Sunday, January 27, 2013

Week Two: Book Reading, and Maps

            This week has been an exciting week indeed. I continued to read the assigned book, Father Peter John De Smet: Jesuit in the West, but when I read this week I kept written track of all the people he came in contact with. This made the reading go a little slower than before but gave me a very good picture of the people and places where he was traveling. Along the way I recognized a name I had seen last semester in a Western Frontier history course. The name was John Bidwell. I remember he was the one who found the California trail and had all kinds of problems along the way. De Smet was on this particular trip for the first half of the journey.
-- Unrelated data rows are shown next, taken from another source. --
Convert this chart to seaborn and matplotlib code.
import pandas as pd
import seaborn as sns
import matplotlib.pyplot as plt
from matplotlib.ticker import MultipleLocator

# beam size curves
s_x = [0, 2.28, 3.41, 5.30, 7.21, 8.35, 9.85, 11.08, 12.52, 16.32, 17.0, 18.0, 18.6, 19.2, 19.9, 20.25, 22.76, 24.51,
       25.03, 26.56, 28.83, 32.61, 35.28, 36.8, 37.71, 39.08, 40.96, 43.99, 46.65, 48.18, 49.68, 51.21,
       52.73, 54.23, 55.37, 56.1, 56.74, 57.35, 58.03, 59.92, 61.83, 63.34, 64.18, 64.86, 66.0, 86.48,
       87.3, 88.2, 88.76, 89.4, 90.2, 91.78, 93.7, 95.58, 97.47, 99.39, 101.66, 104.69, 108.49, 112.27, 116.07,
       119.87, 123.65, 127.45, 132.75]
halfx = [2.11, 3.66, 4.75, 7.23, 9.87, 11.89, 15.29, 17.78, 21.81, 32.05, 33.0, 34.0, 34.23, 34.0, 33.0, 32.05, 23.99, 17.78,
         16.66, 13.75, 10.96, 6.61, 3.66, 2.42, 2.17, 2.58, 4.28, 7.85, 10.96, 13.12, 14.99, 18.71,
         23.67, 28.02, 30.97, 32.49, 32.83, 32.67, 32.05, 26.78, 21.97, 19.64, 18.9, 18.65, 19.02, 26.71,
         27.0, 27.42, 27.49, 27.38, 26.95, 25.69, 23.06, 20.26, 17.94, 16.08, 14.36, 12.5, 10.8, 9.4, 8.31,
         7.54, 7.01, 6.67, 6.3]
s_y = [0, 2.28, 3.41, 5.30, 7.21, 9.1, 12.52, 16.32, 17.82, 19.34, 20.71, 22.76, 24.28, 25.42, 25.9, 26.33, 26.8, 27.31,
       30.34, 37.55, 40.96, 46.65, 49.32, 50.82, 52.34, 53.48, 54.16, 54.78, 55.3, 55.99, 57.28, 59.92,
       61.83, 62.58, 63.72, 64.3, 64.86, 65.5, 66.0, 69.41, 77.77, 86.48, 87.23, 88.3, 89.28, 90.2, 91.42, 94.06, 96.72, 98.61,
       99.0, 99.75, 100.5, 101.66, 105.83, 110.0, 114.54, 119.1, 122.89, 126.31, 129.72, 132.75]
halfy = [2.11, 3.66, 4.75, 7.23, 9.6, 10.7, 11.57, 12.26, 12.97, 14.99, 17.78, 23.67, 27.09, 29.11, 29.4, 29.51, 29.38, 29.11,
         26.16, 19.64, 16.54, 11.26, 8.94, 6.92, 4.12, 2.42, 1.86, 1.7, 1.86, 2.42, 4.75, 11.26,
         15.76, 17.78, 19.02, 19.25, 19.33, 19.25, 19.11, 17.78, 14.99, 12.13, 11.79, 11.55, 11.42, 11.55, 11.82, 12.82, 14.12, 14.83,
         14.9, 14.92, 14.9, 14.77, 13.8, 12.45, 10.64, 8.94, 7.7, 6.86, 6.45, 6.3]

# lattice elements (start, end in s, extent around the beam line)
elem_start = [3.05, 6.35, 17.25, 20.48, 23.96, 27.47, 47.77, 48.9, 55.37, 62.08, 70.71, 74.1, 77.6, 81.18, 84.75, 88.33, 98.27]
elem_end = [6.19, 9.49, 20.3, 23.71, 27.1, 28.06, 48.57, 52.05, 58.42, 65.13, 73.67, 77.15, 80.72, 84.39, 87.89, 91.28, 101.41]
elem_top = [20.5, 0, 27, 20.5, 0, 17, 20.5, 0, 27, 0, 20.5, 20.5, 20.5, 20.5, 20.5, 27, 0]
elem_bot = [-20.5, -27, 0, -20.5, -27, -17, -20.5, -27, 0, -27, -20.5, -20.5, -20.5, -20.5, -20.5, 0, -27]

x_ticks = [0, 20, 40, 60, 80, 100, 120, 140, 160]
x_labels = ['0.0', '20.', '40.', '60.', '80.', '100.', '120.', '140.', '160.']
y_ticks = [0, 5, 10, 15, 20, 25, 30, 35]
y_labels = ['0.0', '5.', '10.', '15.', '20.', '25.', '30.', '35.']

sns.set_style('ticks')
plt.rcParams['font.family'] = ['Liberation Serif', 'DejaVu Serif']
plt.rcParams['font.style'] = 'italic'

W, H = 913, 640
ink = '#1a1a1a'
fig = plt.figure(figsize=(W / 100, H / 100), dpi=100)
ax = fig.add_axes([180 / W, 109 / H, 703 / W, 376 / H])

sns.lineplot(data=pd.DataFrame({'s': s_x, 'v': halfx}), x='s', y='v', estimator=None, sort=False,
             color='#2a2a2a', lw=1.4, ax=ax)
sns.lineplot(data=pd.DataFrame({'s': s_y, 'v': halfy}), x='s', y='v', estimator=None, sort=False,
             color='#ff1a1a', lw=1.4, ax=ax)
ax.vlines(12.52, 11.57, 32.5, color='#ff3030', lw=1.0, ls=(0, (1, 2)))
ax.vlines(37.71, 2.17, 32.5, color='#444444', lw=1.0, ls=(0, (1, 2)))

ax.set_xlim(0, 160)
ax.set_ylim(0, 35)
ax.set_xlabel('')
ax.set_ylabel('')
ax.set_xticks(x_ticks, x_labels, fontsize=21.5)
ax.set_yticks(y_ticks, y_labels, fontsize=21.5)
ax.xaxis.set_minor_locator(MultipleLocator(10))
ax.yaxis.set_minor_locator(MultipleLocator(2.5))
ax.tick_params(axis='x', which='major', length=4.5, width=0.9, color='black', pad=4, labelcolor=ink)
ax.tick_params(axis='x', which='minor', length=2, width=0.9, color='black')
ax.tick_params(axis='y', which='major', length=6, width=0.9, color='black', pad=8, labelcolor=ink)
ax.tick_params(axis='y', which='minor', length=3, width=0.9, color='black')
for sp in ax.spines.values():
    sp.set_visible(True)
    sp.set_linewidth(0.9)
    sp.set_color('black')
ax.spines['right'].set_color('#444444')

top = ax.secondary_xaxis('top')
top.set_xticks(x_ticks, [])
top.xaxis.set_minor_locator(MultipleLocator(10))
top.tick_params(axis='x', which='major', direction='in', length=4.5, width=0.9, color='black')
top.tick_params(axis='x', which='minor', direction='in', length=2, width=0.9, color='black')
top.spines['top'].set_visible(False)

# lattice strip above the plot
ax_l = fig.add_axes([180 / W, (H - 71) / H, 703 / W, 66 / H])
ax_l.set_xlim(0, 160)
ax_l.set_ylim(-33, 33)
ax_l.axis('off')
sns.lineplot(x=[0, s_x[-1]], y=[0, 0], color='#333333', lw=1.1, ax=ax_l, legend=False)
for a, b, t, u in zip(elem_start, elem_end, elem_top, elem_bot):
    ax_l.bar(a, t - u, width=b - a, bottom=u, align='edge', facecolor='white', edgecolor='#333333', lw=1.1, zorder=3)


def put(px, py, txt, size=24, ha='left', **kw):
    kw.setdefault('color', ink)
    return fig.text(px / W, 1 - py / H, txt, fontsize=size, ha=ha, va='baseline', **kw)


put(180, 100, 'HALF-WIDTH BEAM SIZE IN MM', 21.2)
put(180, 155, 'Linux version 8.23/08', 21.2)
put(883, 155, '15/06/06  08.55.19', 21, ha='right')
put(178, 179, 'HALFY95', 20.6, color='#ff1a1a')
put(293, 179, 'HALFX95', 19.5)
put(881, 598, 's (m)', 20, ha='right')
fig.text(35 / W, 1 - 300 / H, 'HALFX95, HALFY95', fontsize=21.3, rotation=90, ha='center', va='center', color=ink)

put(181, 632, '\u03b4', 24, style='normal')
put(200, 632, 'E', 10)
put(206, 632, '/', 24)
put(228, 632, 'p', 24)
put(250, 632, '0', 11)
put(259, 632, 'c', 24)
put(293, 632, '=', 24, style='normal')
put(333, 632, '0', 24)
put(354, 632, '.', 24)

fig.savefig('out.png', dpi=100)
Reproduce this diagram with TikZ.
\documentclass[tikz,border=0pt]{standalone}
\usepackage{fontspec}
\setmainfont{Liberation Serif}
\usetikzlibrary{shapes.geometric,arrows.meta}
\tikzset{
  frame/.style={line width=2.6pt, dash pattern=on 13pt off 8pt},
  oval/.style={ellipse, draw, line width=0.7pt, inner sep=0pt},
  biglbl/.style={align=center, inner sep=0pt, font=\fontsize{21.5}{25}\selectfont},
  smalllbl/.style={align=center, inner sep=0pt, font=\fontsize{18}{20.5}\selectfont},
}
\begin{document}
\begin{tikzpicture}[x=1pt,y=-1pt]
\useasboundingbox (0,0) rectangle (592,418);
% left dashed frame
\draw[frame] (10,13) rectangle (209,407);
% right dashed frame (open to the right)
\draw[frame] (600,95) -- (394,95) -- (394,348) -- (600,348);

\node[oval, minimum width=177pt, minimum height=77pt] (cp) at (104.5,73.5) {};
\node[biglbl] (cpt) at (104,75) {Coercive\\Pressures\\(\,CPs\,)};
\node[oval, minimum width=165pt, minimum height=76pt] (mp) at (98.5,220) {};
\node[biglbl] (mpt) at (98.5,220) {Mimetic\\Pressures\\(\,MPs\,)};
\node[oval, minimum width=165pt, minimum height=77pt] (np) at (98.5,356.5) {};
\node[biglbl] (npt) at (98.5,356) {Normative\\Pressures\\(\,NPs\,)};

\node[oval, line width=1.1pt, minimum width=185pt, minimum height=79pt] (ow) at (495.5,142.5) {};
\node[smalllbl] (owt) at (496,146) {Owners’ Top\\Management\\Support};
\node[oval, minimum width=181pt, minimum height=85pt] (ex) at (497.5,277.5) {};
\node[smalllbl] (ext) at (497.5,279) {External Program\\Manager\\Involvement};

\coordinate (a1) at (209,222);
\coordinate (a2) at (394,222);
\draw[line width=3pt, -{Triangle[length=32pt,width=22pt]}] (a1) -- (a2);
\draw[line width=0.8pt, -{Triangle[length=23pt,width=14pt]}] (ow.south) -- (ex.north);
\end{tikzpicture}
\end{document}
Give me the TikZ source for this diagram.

So, De Smet actually met Bidwell. I found this very interesting.
            There was also another interesting thing I came across in the reading. According to the book the Flathead Indians claimed that one of their youth, a twelve-year-old child, had been blessed with a vision of the Virgin Mary. This made me wonder if there is any record of this in the Vatican.   
            When discussing my findings with the professor I am assisting, the subject of maps came up. He told me there was a few maps that hadn’t been published before that he had seen that were very interesting. I told the professor of my background in maps due to my time in the intelligence field in the Marine Corps. He then received permission from the archivist to show me  digital versions of the maps. They were all very well made, but were all detailed in French. The level of detail of all three maps amazed me, but one in particular caught my eye. It had a split in a major river, which I had thought looked familiar. I then looked online at some topographical maps of the area I thought was being depicted and was able to determine that I was correct. I then took a map of the area, and traced both to a distinct bend that was depicted in De Smet's, as well as the modern map. I then was able to obtain aerial photography of the area depicted by De Smet as a Native American camp. There along the river, in the place depicted on De Smet's map was a break in the rockface with an area covered in grass on flat ground. This could very easily be where this particular Native American camp was. It was an amazing experience to start to put pieces of a puzzle like this together. I am looking forward to working with these maps even more as my research continues.